The Oracle Cloud Infrastructure (OCI) Compute organization offers GPU Superclusters, bare metal CPUs, and virtual machines at scale to our customers. With rapid growth in machine learning, the demand for GPUs is exploding, making performance and efficiency of cloud scale services a critical area of investment.

The Core Architecture team partners with teams across the entire Compute organization to identify performance and efficiency constraints within the lifecycle of compute services from forecasting, inventory management, capacity ingestion, placement, repair, and decommissioning. Consulting engineers are responsible for performing deep analysis of critical business problems, identifying bottlenecks and proposing & incubating new architectural constructs that address the needs of some of our largest customers. These solutions could take the shape of new microservices or restructuring of the control plane services and dataflow.

You will take the lead in defining the architecture for the brand-new host state management engine that will power the next generation of the Compute Control Plane. This initiative spans across multiple Compute domains, from GPU validation to repairs, and you will drive engineers from these organizations to build microservice based solutions that will enable Compute to scale for growing customer demands.

We are looking for a hands-on senior principal engineer with technical breadth, proven experience in solving cloud scale problems, distributed systems design & implementation experience to build fault tolerant solutions that will form the foundations of the next generation of Compute offerings. The candidate is expected to have strong written and verbal communications skills, the ability to lead projects across organizational boundaries, and experience representing their work to senior leadership.

Career level-IC5


As a Consulting Member of Technical Staff, you will lead the definition and evolution of cloud scale services using a distributed microservices based architecture.
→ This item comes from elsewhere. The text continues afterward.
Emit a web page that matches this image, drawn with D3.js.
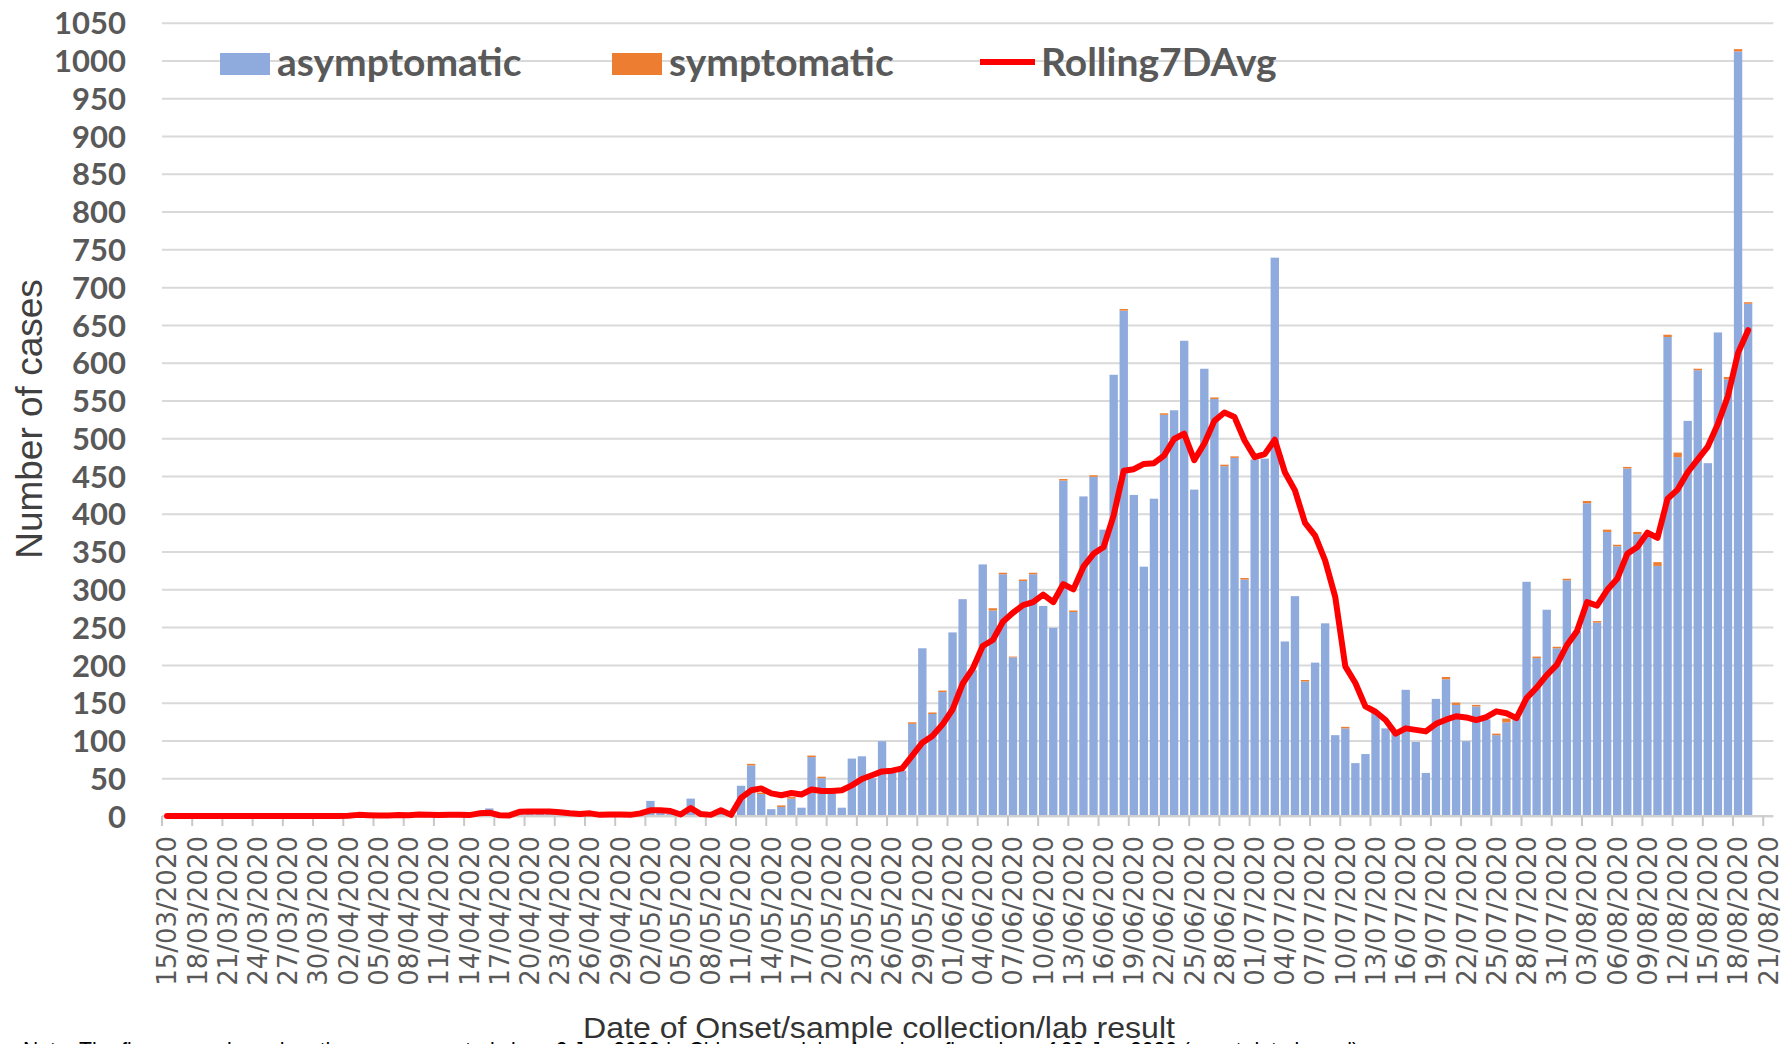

You will define software development best practices within your organization to develop and deploy high quality software at a rapid pace. You will identify business KPIs for your software and iteratively build impactful solutions that solve hard customer problems. You will be responsible for hands-on software design, development, and debugging in a cloud native environment.

Qualifications:

  • BS or MS degree in Computer Science/Engineering or a related IT field or equivalent experience relevant to functional area.
  • 10+ years of development experience with large scale, highly available distributed systems
  • Proficiency with Cloud-based Data Store primitives
  • Proficiency in Java programming patterns
  • Experience with operating distributed services at scale
  • Expertise in Linux and operating systems
  • Systematic problem-solving approach, strong communication skills, strong ownership and drive
  • Deep understanding of service metrics and alarms through the development of dashboards, service KPIs, alarming systems
  • Propose, scope, design and direct automation, optimizations, and enhancements
  • Mentor junior engineers

Preferred Qualifications:

  • Experience in management and automation of end-to-end CPU/GPU lifecycles at scale
  • Experience in building large scale control planes or distributed workflows.
  • Proficiency with Cloud and CICD environments
  • Proficiency with modern build tools and pipelines
  • Proficiency building multi-tenant, virtualized infrastructure
  • Proficiency with change control management and mature operating processes
  • Proficiency with Security including Identity, SSL and certificates
  • Proficiency with Database and Data Stores